# Copier tech to IT NEED HELP



## fidd707 (Mar 26, 2014)

I've been a copier tech for the last 4 years and I'm 23 years old. I've worked with Xerox and currently Kyocera.

I am A+ Certified and Network+ certified with a bunch of other printer/ copier certifications. I really really want to migrate towards IT and eventually become an IT administrator or related.

I have always been the youngest technician in the company and I feel its time to get more involved in what I want to do and make more money.

What kind of certs should I be going after? Any advise for what I should be trying to get to where I want to be?

I heard from an IT tech to start for me MCSE next. What are employers really looking for in the field and do you need to enroll school or just have certs?? Any help will be much appreciated. Thanks.


----------



## bassfisher6522 (Jul 22, 2012)

Certs will only get so far...what will really open the door for you is a degree and preferably 4 year degree.


----------



## yamser (Mar 25, 2014)

ive seen jobs online where they look for anything from a+ up to bachelars degrees 

mcsa is very hard i found but could come natural to you 

mta are ok but not much money jobs from them 

ccna- advanced net+ , linux would be a good route to go down but i cant get my head around it im bound to ms 

i see alot of companyies also want exchange or lotus notes too 

this also might help too 

CompTIA Career Pathways


----------



## greenbrucelee (Apr 24, 2007)

first of all certs such as the MCSA and equivelent are meant for people who have experience in those areas.

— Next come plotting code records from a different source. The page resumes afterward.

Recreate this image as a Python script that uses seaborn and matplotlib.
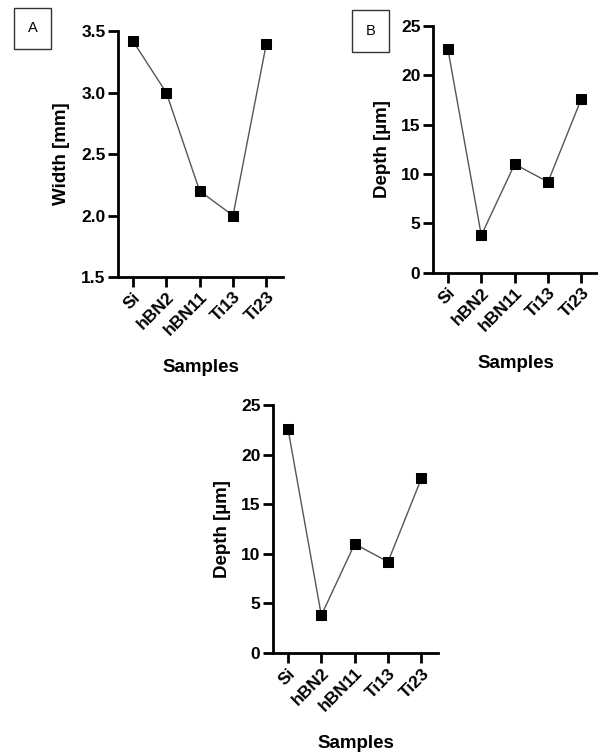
import matplotlib
matplotlib.use("Agg")
import matplotlib.pyplot as plt
import seaborn as sns
import pandas as pd

samples = ["Si", "hBN2", "hBN11", "Ti13", "Ti23"]
width_mm = [3.42, 3.0, 2.2, 2.0, 3.4]
depth_um = [22.6, 3.8, 11.0, 9.2, 17.6]

sns.set_style("ticks")
plt.rcParams['font.family'] = ['Liberation Sans', 'DejaVu Sans']
plt.rcParams['font.weight'] = 'bold'
plt.rcParams['text.color'] = 'black'
plt.rcParams['axes.labelcolor'] = 'black'

fig = plt.figure(figsize=(5.98, 7.56), dpi=100)

def panel(rect, vals, ylabel, ylim, yticks, yfmt, ylabelpad):
    ax = fig.add_axes(rect)
    df = pd.DataFrame({"Samples": samples, "v": vals})
    sns.lineplot(data=df, x="Samples", y="v", ax=ax, color="#555555", lw=1.0,
                 marker="s", markersize=6.5, markerfacecolor="black",
                 markeredgecolor="black", sort=False)
    ax.set_xlim(-0.45, 4.5)
    ax.set_ylim(*ylim)
    ax.set_yticks(yticks)
    ax.set_yticklabels([yfmt.format(t) for t in yticks], fontsize=12.5,
                       fontweight='bold', color='black')
    ax.set_xticks(range(len(samples)))
    ax.set_xticklabels(samples, rotation=45, ha='right', rotation_mode='anchor',
                       fontsize=12.5, fontweight='bold', color='black')
    ax.set_ylabel(ylabel, fontsize=13.5, fontweight='bold', labelpad=ylabelpad, color='black')
    ax.set_xlabel("Samples", fontsize=13.5, fontweight='bold', labelpad=15, color='black')
    for s in ["left", "bottom"]:
        ax.spines[s].set_linewidth(2.0)
        ax.spines[s].set_color("black")
    for s in ["top", "right"]:
        ax.spines[s].set_visible(False)
    ax.tick_params(axis='both', direction='out', length=7, width=2.0, colors='black', pad=2)
    ax.set_facecolor("white")
    return ax

panel([0.1973, 0.6336, 0.276, 0.325], width_mm, "Width [mm]", (1.5, 3.5),
      [1.5, 2.0, 2.5, 3.0, 3.5], "{:.1f}", 8)
panel([0.724, 0.639, 0.276, 0.327], depth_um, "Depth [µm]", (0, 25),
      [0, 5, 10, 15, 20, 25], "{:.0f}", 7)
panel([0.4565, 0.1362, 0.276, 0.328], depth_um, "Depth [µm]", (0, 25),
      [0, 5, 10, 15, 20, 25], "{:.0f}", 7)

box = dict(boxstyle="square,pad=0.95", fc="white", ec="#333333", lw=1)
fig.text(32.5/598, 1 - 28.5/756, "A", ha='center', va='center', fontsize=10.5,
         fontweight='normal', bbox=box)
fig.text(370.5/598, 1 - 31/756, "B", ha='center', va='center', fontsize=10.5,
         fontweight='normal', bbox=box)

fig.savefig("out.png", dpi=100, facecolor="white")
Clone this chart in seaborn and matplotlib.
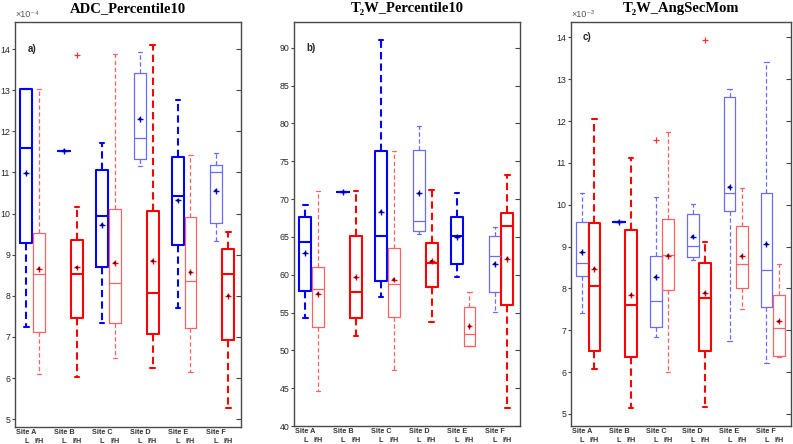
import numpy as np
import pandas as pd
import matplotlib
matplotlib.use('Agg')
import matplotlib.pyplot as plt
import seaborn as sns

# sites and groups (each site has an L box and an I/H box)
sites = ['Site A', 'Site B', 'Site C', 'Site D', 'Site E', 'Site F']
groups = ['L', 'I/H']

# panel a: ADC_Percentile10 (x 1e-4), order A-L, A-I/H, B-L, ...
adc_whishi = [13.03, 13.03, 11.53, 10.17, 11.72, 13.89, 13.92, 14.11, 12.76, 11.42, 11.47, 9.55]
adc_q3 = [13.03, 9.53, 11.53, 9.36, 11.06, 10.10, 13.41, 10.07, 11.38, 9.91, 11.19, 9.15]
adc_med = [11.60, 8.53, 11.53, 8.53, 9.95, 8.31, 11.84, 8.07, 10.44, 8.35, 11.00, 8.53]
adc_q1 = [9.29, 7.11, 11.53, 7.47, 8.70, 7.34, 11.32, 7.07, 9.23, 7.21, 9.77, 6.93]
adc_whislo = [7.24, 6.09, 11.53, 6.02, 7.33, 6.50, 11.16, 6.24, 7.71, 6.14, 9.34, 5.27]
adc_mean = [10.98, 8.66, 11.53, 8.69, 9.73, 8.80, 12.30, 8.85, 10.32, 8.57, 10.56, 8.00]
adc_style = ['d', 'l', 'd', 'd', 'd', 'l', 'l', 'd', 'd', 'l', 'l', 'd']
adc_out_box = [3]
adc_out_val = [13.85]

# panel b: T2W_Percentile10
t2p_whishi = [69.16, 71.01, 70.93, 71.01, 91.06, 76.41, 79.71, 71.19, 70.79, 57.69, 66.26, 73.12]
t2p_q3 = [67.58, 61.07, 70.93, 65.07, 76.37, 63.54, 76.51, 64.20, 67.63, 55.76, 65.07, 68.10]
t2p_med = [64.33, 58.08, 70.93, 57.65, 65.12, 58.79, 67.10, 61.60, 65.12, 52.20, 62.48, 66.44]
t2p_q1 = [57.82, 53.07, 70.93, 54.27, 59.14, 54.40, 65.82, 58.40, 61.47, 50.52, 57.68, 55.97]
t2p_whislo = [54.31, 44.68, 70.93, 51.93, 57.03, 47.45, 65.43, 53.78, 59.76, 50.52, 55.05, 42.44]
t2p_mean = [62.83, 57.47, 70.93, 59.64, 68.33, 59.36, 70.74, 61.78, 64.99, 53.16, 61.43, 62.13]
t2p_style = ['d', 'l', 'd', 'd', 'd', 'l', 'l', 'd', 'd', 'l', 'l', 'd']
t2p_out_box = []
t2p_out_val = []

# panel c: T2W_AngSecMom (x 1e-3)
asm_whishi = [10.28, 12.06, 9.59, 11.12, 10.19, 11.73, 10.03, 9.12, 12.76, 10.41, 13.41, 8.58]
asm_q3 = [9.58, 9.56, 9.59, 9.39, 8.78, 9.67, 9.79, 8.61, 12.57, 9.50, 10.27, 7.84]
asm_med = [8.61, 8.05, 9.59, 7.61, 7.70, 8.81, 9.01, 7.76, 10.29, 8.58, 8.45, 7.05]
asm_q1 = [8.30, 6.51, 9.59, 6.36, 7.07, 7.97, 8.75, 6.50, 9.86, 8.02, 7.55, 6.38]
asm_whislo = [7.42, 6.07, 9.59, 5.13, 6.83, 6.00, 8.67, 5.16, 6.74, 7.50, 6.22, 6.35]
asm_mean = [8.86, 8.47, 9.59, 7.84, 8.27, 8.78, 9.24, 7.89, 10.42, 8.77, 9.06, 7.21]
asm_style = ['l', 'd', 'd', 'd', 'l', 'l', 'l', 'd', 'l', 'l', 'l', 'l']
asm_out_box = [4, 7]
asm_out_val = [11.54, 13.93]

sns.set_theme(style='ticks')
plt.rcParams['font.family'] = ['Liberation Sans', 'DejaVu Sans']

colors = {('L', 'd'): '#0000ff', ('L', 'l'): '#6b6bff',
          ('I/H', 'd'): '#ff0000', ('I/H', 'l'): '#ff6262'}
widths_lw = {'d': 1.5, 'l': 0.9}
txt_col = '#262626'

fig = plt.figure(figsize=(7.93, 4.44), dpi=100)
ax_a = fig.add_axes([15 / 793, 17 / 444, 226 / 793, 405 / 444])
ax_b = fig.add_axes([294 / 793, 18 / 444, 226 / 793, 404 / 444])
ax_c = fig.add_axes([571 / 793, 18 / 444, 220 / 793, 404 / 444])

positions = [3 * (i // 2) + 1 + (i % 2) for i in range(12)]
grp = [groups[i % 2] for i in range(12)]


def draw_panel(ax, whishi, q3, med, q1, whislo, mean, style, out_box, out_val,
               ylim, yticks, title, label, label_y, offset=None):
    for i in range(12):
        c = colors[(grp[i], style[i])]
        lw = widths_lw[style[i]]
        st = {'whislo': whislo[i], 'q1': q1[i], 'med': med[i],
              'q3': q3[i], 'whishi': whishi[i], 'fliers': []}
        ax.bxp([st], positions=[positions[i]], widths=0.95, capwidths=0.35,
               showfliers=False, manage_ticks=False,
               boxprops=dict(color=c, lw=lw),
               whiskerprops=dict(color=c, lw=lw, linestyle=(0, (3.5, 2))),
               capprops=dict(color=c, lw=lw),
               medianprops=dict(color=c, lw=lw))

    df = pd.DataFrame({'pos': positions, 'mean': mean, 'grp': grp})
    sns.scatterplot(data=df, x='pos', y='mean', hue='grp',
                    palette={'L': '#0000ff', 'I/H': '#ff0000'},
                    marker='+', s=18, linewidth=1.0, legend=False, ax=ax, zorder=5)
    sns.scatterplot(data=df, x='pos', y='mean', hue='grp',
                    palette={'L': '#000050', 'I/H': '#500020'},
                    s=4, linewidth=0, legend=False, ax=ax, zorder=6)
    if out_box:
        odf = pd.DataFrame({'pos': [positions[b] for b in out_box], 'val': out_val})
        sns.scatterplot(data=odf, x='pos', y='val', color='#ff3030', marker='+',
                        s=22, linewidth=0.9, legend=False, ax=ax, zorder=5)

    ax.set_xlim(0.1, 18.0)
    ax.set_ylim(*ylim)
    ax.set_yticks(yticks)
    ax.set_yticklabels([str(t) for t in yticks], fontsize=6.3, color=txt_col)
    # second row of x labels: L / I/H
    ax.set_xticks(positions)
    ax.set_xticklabels(grp, fontsize=5.2, fontweight='bold', color='#333333')
    ax.tick_params(axis='x', length=0, pad=8.2, bottom=False)
    # first row: site names under the L box
    for g, site in enumerate(sites):
        ax.annotate(site, xy=(3 * g + 1, 0), xycoords=ax.get_xaxis_transform(),
                    xytext=(0, -1.2), textcoords='offset points', ha='center', va='top',
                    fontsize=5.2, fontweight='bold', color='#333333')
    ax.tick_params(axis='y', left=True, direction='out', length=2.5,
                   width=0.8, color='#444444', pad=1)
    ax.set_xlabel('')
    ax.set_ylabel('')
    for sp in ax.spines.values():
        sp.set_visible(True)
        sp.set_color('#4a4a4a')
        sp.set_linewidth(1.0)

    ax2 = ax.twinx()
    ax2.set_ylim(*ylim)
    ax2.set_yticks(yticks)
    ax2.set_yticklabels([])
    ax2.tick_params(axis='y', direction='in', length=3.5, width=0.8, color='#444444')
    for sp in ax2.spines.values():
        sp.set_visible(False)

    ax.set_title(title, fontfamily=['Liberation Serif', 'DejaVu Serif'], fontweight='bold',
                 fontsize=10.5, pad=7, color='black')
    ax.text(0.055, label_y, label, transform=ax.transAxes, fontsize=7,
            fontweight='bold', color=txt_col, va='center')
    if offset:
        ax.text(0.0, 1.008, offset, transform=ax.transAxes, fontsize=6.5,
                color='#555555', ha='left', va='bottom',
                fontfamily=['Liberation Sans', 'DejaVu Sans'])


draw_panel(ax_a, adc_whishi, adc_q3, adc_med, adc_q1, adc_whislo, adc_mean,
           adc_style, adc_out_box, adc_out_val, (4.81, 14.66), list(range(5, 15)),
           'ADC_Percentile10', 'a)', 0.933, '×10⁻⁴')
draw_panel(ax_b, t2p_whishi, t2p_q3, t2p_med, t2p_q1, t2p_whislo, t2p_mean,
           t2p_style, t2p_out_box, t2p_out_val, (40, 93.4), list(range(40, 95, 5)),
           'T₂W_Percentile10', 'b)', 0.936)
draw_panel(ax_c, asm_whishi, asm_q3, asm_med, asm_q1, asm_whislo, asm_mean,
           asm_style, asm_out_box, asm_out_val, (4.71, 14.37), list(range(5, 15)),
           'T₂W_AngSecMom', 'c)', 0.963, '×10⁻³')

fig.savefig('out.png', dpi=100)
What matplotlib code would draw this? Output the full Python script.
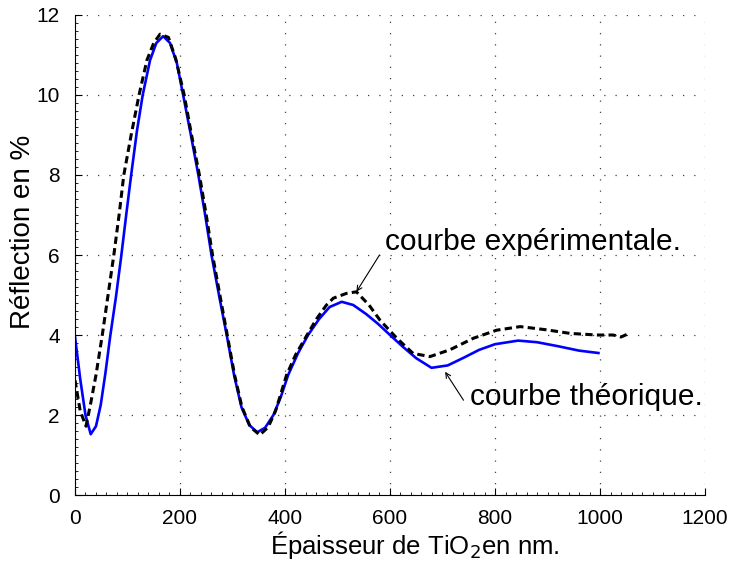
import matplotlib.pyplot as plt
from matplotlib.ticker import MultipleLocator

# courbe théorique (bleue)
x_theo = [0, 10, 20, 30, 40, 49, 58, 67, 78, 88, 98, 107, 118, 129, 143, 155, 168, 181,
          194, 206, 220, 235, 248, 260, 275, 289, 303, 317, 332, 347, 362, 378, 392, 406,
          425, 444, 465, 485, 508, 530, 555, 578, 600, 625, 650, 679, 710, 740, 770, 800,
          844, 880, 920, 960, 997]
y_theo = [3.96, 2.9, 2.0, 1.52, 1.72, 2.25, 3.05, 3.96, 4.95, 5.96, 7.05, 8.0, 9.1, 10.0,
          10.87, 11.3, 11.47, 11.3, 10.8, 10.0, 9.05, 8.0, 7.0, 6.0, 4.95, 4.0, 3.0, 2.2,
          1.75, 1.57, 1.68, 2.0, 2.45, 3.0, 3.55, 4.0, 4.4, 4.7, 4.83, 4.75, 4.52, 4.27, 4.0,
          3.7, 3.42, 3.18, 3.24, 3.43, 3.63, 3.77, 3.86, 3.82, 3.72, 3.61, 3.55]

# courbe expérimentale (pointillés noirs)
x_exp = [0, 10, 21, 30, 40, 52, 63, 74, 84, 93, 107, 122, 137, 150, 162, 178, 192, 208,
         222, 237, 250, 262, 276, 290, 304, 318, 334, 352, 368, 382, 403, 420, 442, 460,
         479, 492, 517, 536, 560, 581, 613, 644, 676, 714, 759, 803, 848, 898, 943, 994,
         1025, 1040, 1057]
y_exp = [2.87, 2.1, 1.72, 2.3, 3.0, 4.0, 5.0, 6.0, 7.0, 8.0, 9.0, 10.0, 10.87, 11.3, 11.52,
         11.44, 10.9, 10.0, 9.0, 8.0, 7.0, 6.0, 5.0, 4.0, 3.0, 2.2, 1.7, 1.5, 1.7, 2.1, 3.0,
         3.5, 4.0, 4.4, 4.75, 4.92, 5.04, 5.08, 4.75, 4.37, 3.92, 3.54, 3.46, 3.63, 3.92,
         4.12, 4.21, 4.13, 4.04, 4.0, 4.0, 3.95, 4.05]

plt.rcParams['font.family'] = ['Liberation Sans', 'DejaVu Sans']

fig = plt.figure(figsize=(7.38, 5.61), dpi=100)
ax = fig.add_axes([0.1016, 0.1176, 0.8537, 0.8557])

ax.plot(x_theo, y_theo, color='#0000ff', lw=1.9)
ax.plot(x_exp, y_exp, color='black', lw=2.2, ls=(0, (2.4, 1.4)))

ax.set_xlim(0, 1200)
ax.set_ylim(0, 12)
ax.xaxis.set_major_locator(MultipleLocator(200))
ax.yaxis.set_major_locator(MultipleLocator(2))
ax.xaxis.set_minor_locator(MultipleLocator(20))
ax.yaxis.set_minor_locator(MultipleLocator(0.2))
ax.tick_params(which='both', direction='in', labelsize=15)
ax.tick_params(axis='x', pad=10)
ax.tick_params(axis='y', pad=11)
ax.tick_params(which='major', length=5)
ax.tick_params(which='minor', length=2.5)
for s in ['top', 'right']:
    ax.spines[s].set_visible(False)
ax.grid(True, which='major', ls=(0, (1, 8)), color='#444444', lw=0.9)

ax.set_xlabel('Épaisseur de TiO$_2$en nm.', fontsize=18.5)
ax.xaxis.set_label_coords(0.54, -0.07)
ax.set_ylabel('Réflection en %', fontsize=20)
ax.yaxis.set_label_coords(-0.062, 0.548)

# annotations
ax.text(590, 6.12, 'courbe expérimentale.', fontsize=21.5, va='baseline', ha='left')
ax.annotate('', xy=(536, 5.08), xytext=(580, 6.0),
            arrowprops=dict(arrowstyle='->', color='black', lw=0.8,
                            shrinkA=0, shrinkB=0, mutation_scale=9))
ax.text(752, 2.25, 'courbe théorique.', fontsize=21.5, va='baseline', ha='left')
ax.annotate('', xy=(705, 3.08), xytext=(740, 2.37),
            arrowprops=dict(arrowstyle='->', color='black', lw=0.8,
                            shrinkA=0, shrinkB=0, mutation_scale=9))

fig.savefig('out.png', dpi=100)
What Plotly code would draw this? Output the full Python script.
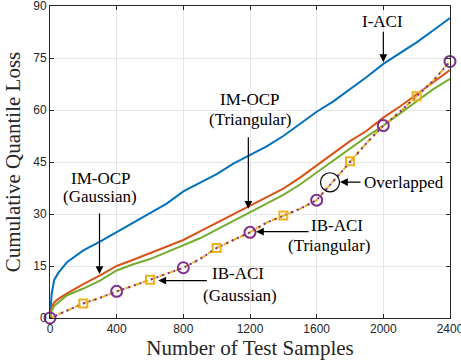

Certs are designed to show what your experience level is, so you should only certify in what your experience level is.

No one becomes an admin without first being a tech who has been involved in supporting users on a network and no one does that without first being a tech who just resolves minor issues.

The A+ and N+ will help you should consider doing a windows client exam too such as 70-680 which is supporting windows 7 but beyond that you need real world experience before certifying further.


----------